Search code examples
databricksazure-databricksdelta-lake

Run both Databricks Optimize and Vacuum?


Does it make sense to call BOTH Databricks (Delta) Optimize and Vacuum? It SEEMS like it makes sense but I don't want to just infer what to do. I want to ask.

Vacuum

Recursively vacuum directories associated with the Delta table and remove data files that are no longer in the latest state of the transaction log for the table and are older than a retention threshold. Files are deleted according to the time they have been logically removed from Delta’s transaction log + retention hours, not their modification timestamps on the storage system. The default threshold is 7 days.

Optimize

Optimizes the layout of Delta Lake data. Optionally optimize a subset of data or colocate data by column. If you do not specify colocation, bin-packing optimization is performed.

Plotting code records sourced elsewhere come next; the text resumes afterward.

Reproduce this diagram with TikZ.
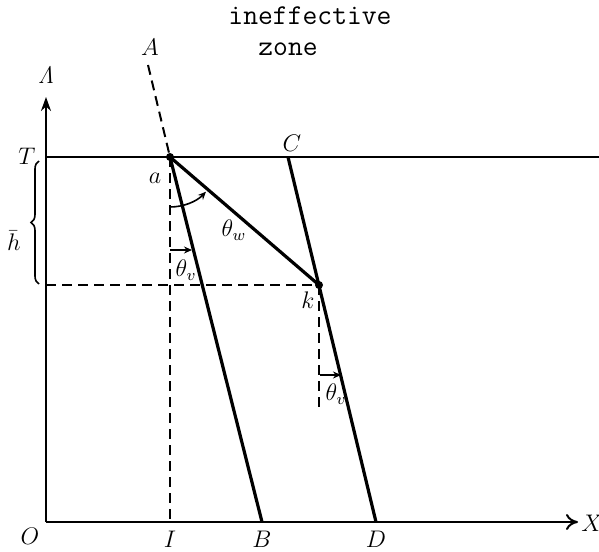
\documentclass[tikz,border=0pt]{standalone}
\usetikzlibrary{arrows.meta,decorations.pathreplacing}
\begin{document}
\begin{tikzpicture}[x=0.5pt,y=-0.5pt,
  thickline/.style={line width=1.6pt},
  axisline/.style={line width=1pt},
  dashline/.style={line width=1pt, dash pattern=on 5pt off 3pt},
  smallarrow/.style={line width=0.8pt, -{Stealth[length=4pt,width=3.5pt]}},
  lbl/.style={inner sep=0pt, font=\large},
  dot/.style={circle, fill, inner sep=0pt, minimum size=4pt}]
\useasboundingbox (0,0) rectangle (599,551);
% points
\coordinate (O) at (46,522);
\coordinate (Ytip) at (46,97);
\coordinate (Xtip) at (578,522);
\coordinate (Tl) at (46,157);
\coordinate (Tr) at (599,157);
\coordinate (a) at (170,157);
\coordinate (k) at (319,285);
\coordinate (C) at (288,157);
\coordinate (D) at (376,522);
\coordinate (B) at (262,522);
\coordinate (I) at (170,522);
\coordinate (Atop) at (148,65);
\coordinate (Hl) at (46,285);
\coordinate (kbot) at (319,410);
\coordinate (bt) at (39,161);
\coordinate (bb) at (39,284);
% axes
\draw[axisline,-{Stealth[length=7pt,width=5pt]}] (O) -- (Ytip);
\draw[axisline,-{To[length=6pt,width=8pt]}] (O) -- (Xtip);
\draw[axisline] (Tl) -- (Tr);
% dashed lines
\draw[dashline] (Atop) -- (a);
\draw[dashline] (a) -- (I);
\draw[dashline] (Hl) -- (k);
\draw[dashline] (k) -- (kbot);
% solid lines
\draw[thickline] (a) -- (B);
\draw[thickline] (a) -- (k);
\draw[thickline] (C) -- (D);
\node[dot] (adot) at (a) {};
\node[dot] (kdot) at (k) {};
% angle arrows
\draw[smallarrow] (a) ++(0,50) arc[start angle=90, end angle=44, radius=50];
\draw[smallarrow] (170,250) -- (192,250);
\draw[smallarrow] (320,375) -- (341,375);
% brace
\draw[line width=0.8pt, decorate, decoration={brace, amplitude=4pt, mirror}] (bt) -- (bb);
% labels
\node[lbl] (lLam) at (46,75) {$\mathit{\Lambda}$};
\node[lbl] (lX) at (592,523) {$X$};
\node[lbl] (lO) at (30,536) {$O$};
\node[lbl] (lI) at (170,539) {$I$};
\node[lbl] (lB) at (262,539) {$B$};
\node[lbl] (lD) at (376,539) {$D$};
\node[lbl] (lT) at (27,156) {$T$};
\node[lbl] (lh) at (14,241) {$\bar h$};
\node[lbl] (lA) at (150,47) {$A$};
\node[lbl] (lC) at (292,143) {$C$};
\node[lbl] (la) at (155,178) {$a$};
\node[lbl] (lk) at (308,300) {$k$};
\node[lbl] (lw) at (234,230) {$\theta_w$};
\node[lbl] (lv1) at (186,270) {$\theta_v$};
\node[lbl] (lv2) at (336,394) {$\theta_v$};
\node[inner sep=0pt, font=\ttfamily\Large] (lz1) at (310,16) {ineffective};
\node[inner sep=0pt, font=\ttfamily\Large] (lz2) at (288,49) {zone};
\end{tikzpicture}
\end{document}
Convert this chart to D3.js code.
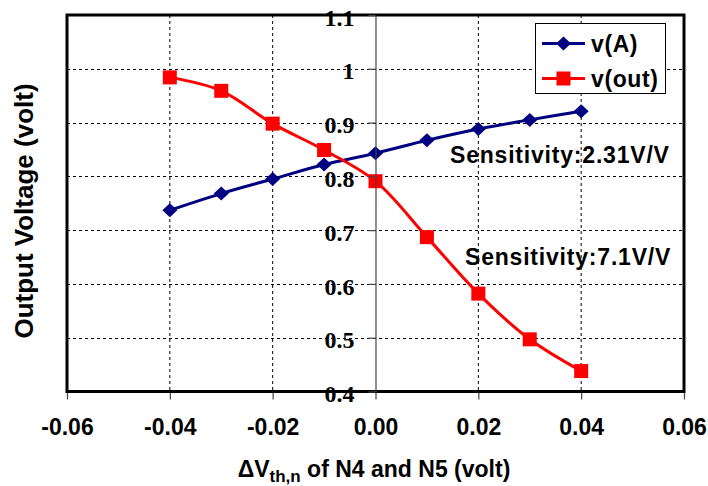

Second question: if the answer is yes, which is the best order of operations?

  1. Optimize then Vacuum
  2. Vacuum then Optimize

Solution

  • Yes, you need to run both commands at least to cleanup the files that were optimized by OPTIMIZE. With default settings, the order shouldn't matter, as it will delete files only after 7 days. Order will matter only if you run VACUUM with retention of 0 seconds, but it's not recommended anyway as it will remove whole history.